Astronomers analyzing nearly 20 years of data from the National Science Foundation's Very Large Array radio telescope have discovered that a small star in a multiple-star system in the constellation Taurus probably has been ejected from the system after a close encounter with one of the system's more-massive components, presumed to be a compact double star. This is the first time any such event has been observed.
"Our analysis shows a drastic change in the orbit of this young star after it made a close approach to another object in the system," said Luis Rodriguez of the Institute of Astronomy of the National Autonomous University of Mexico (UNAM).
"The young star was accelerated to a large velocity by the close approach, and certainly now is in a very different, more remote orbit, and may even completely escape its companions," said Laurent Loinard, leader of the research team that also included Monica Rodriguez in addition to Luis Rodriguez. The UNAM astronomers presented their findings at the American Astronomical Society's meeting in Seattle, WA.
The discovery of this chaotic event will be important for advancing our understanding of classical dynamic astronomy and of how stars evolve, including possibly providing an explanation for the production of the mysterious "brown dwarfs," the astronomers said.
The scientists analyzed VLA observations of T Tauri, a multiple system of young stars some 450 light-years from Earth. The observations were made from 1983 to 2001. The T Tauri system includes a "Northern" star, the famous star that gives its name to the class of young visible stars, and a "Southern" system of stars, all orbiting each other. The VLA data were used to track the orbit of the smaller Southern star around the larger Southern object, presumed to be a pair of stars orbiting each other closely.
The astronomers' plot of the smaller star's orbit shows that it followed an apparently elliptical orbit around its twin companions, moving at about 6 miles per second. Then, between 1995 and 1998, it came within about 200 million miles (about two times the distance between the Sun and the Earth) of its companions. Following that encounter, it changed its path, moving away from its companion at about 12 miles per second, double its previous speed.

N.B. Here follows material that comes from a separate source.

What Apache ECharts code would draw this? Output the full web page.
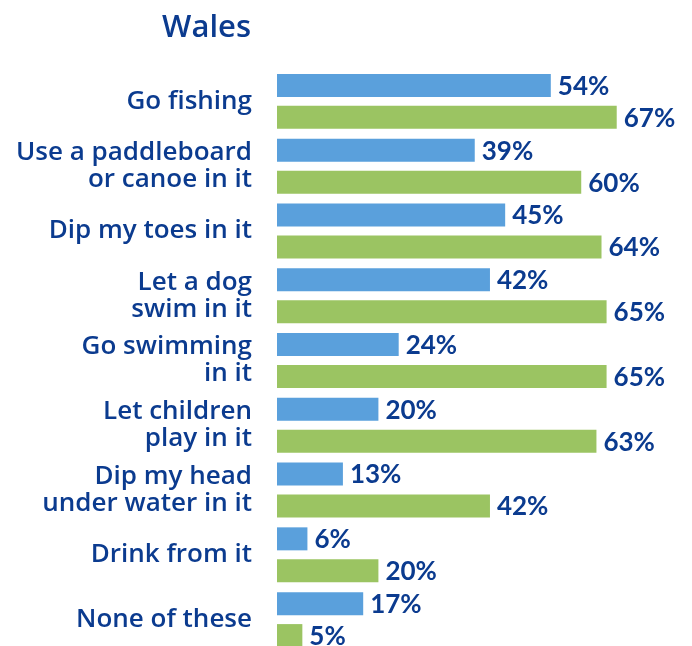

"We clearly see that this star's orbit has changed dramatically after the encounter with its larger companions," said Luis Rodriguez. "By watching over the next five years or so, we should be able to tell if it will escape completely," he added.
"We are very lucky to have been able to observe this event," said Loinard. Though studies with computer simulations long have shown that such close approaches and stellar ejections are likely, the time scales for these events in the real Universe are long -- thousands of years. The chance to study an actual ejection of a star from a multiple system can provide a critical test for the dynamical theories.
If a young star is ejected from the system in which it was born, it would be cut off from the supply of gas and dust it needs to gain more mass, and thus its development would be abruptly halted. This process, the astronomers explain, could provide an explanation for the very-low-mass "failed stars" called brown dwarfs.
"A brown dwarf could have had its growth stopped by being ejected from its parent system," Loinard said.
The VLA observations were made at radio frequencies of 8 and 15 GHz.
T Tauri, the "Northern" star in this system, is a famous variable star, discovered in October of 1852 by J.R. Hind, a London astronomer using a 7-inch diameter telescope. At its brightest, it is some 40 times brighter than when at its faintest. It has been studied extensively as a nearby example of a young stellar system. While readily accessible with a small telescope, it is not visible to the naked eye. The observed orbital changes took place in the southern components of the system, displaced from the visible star by about one hundred times the distance between the Sun and the Earth.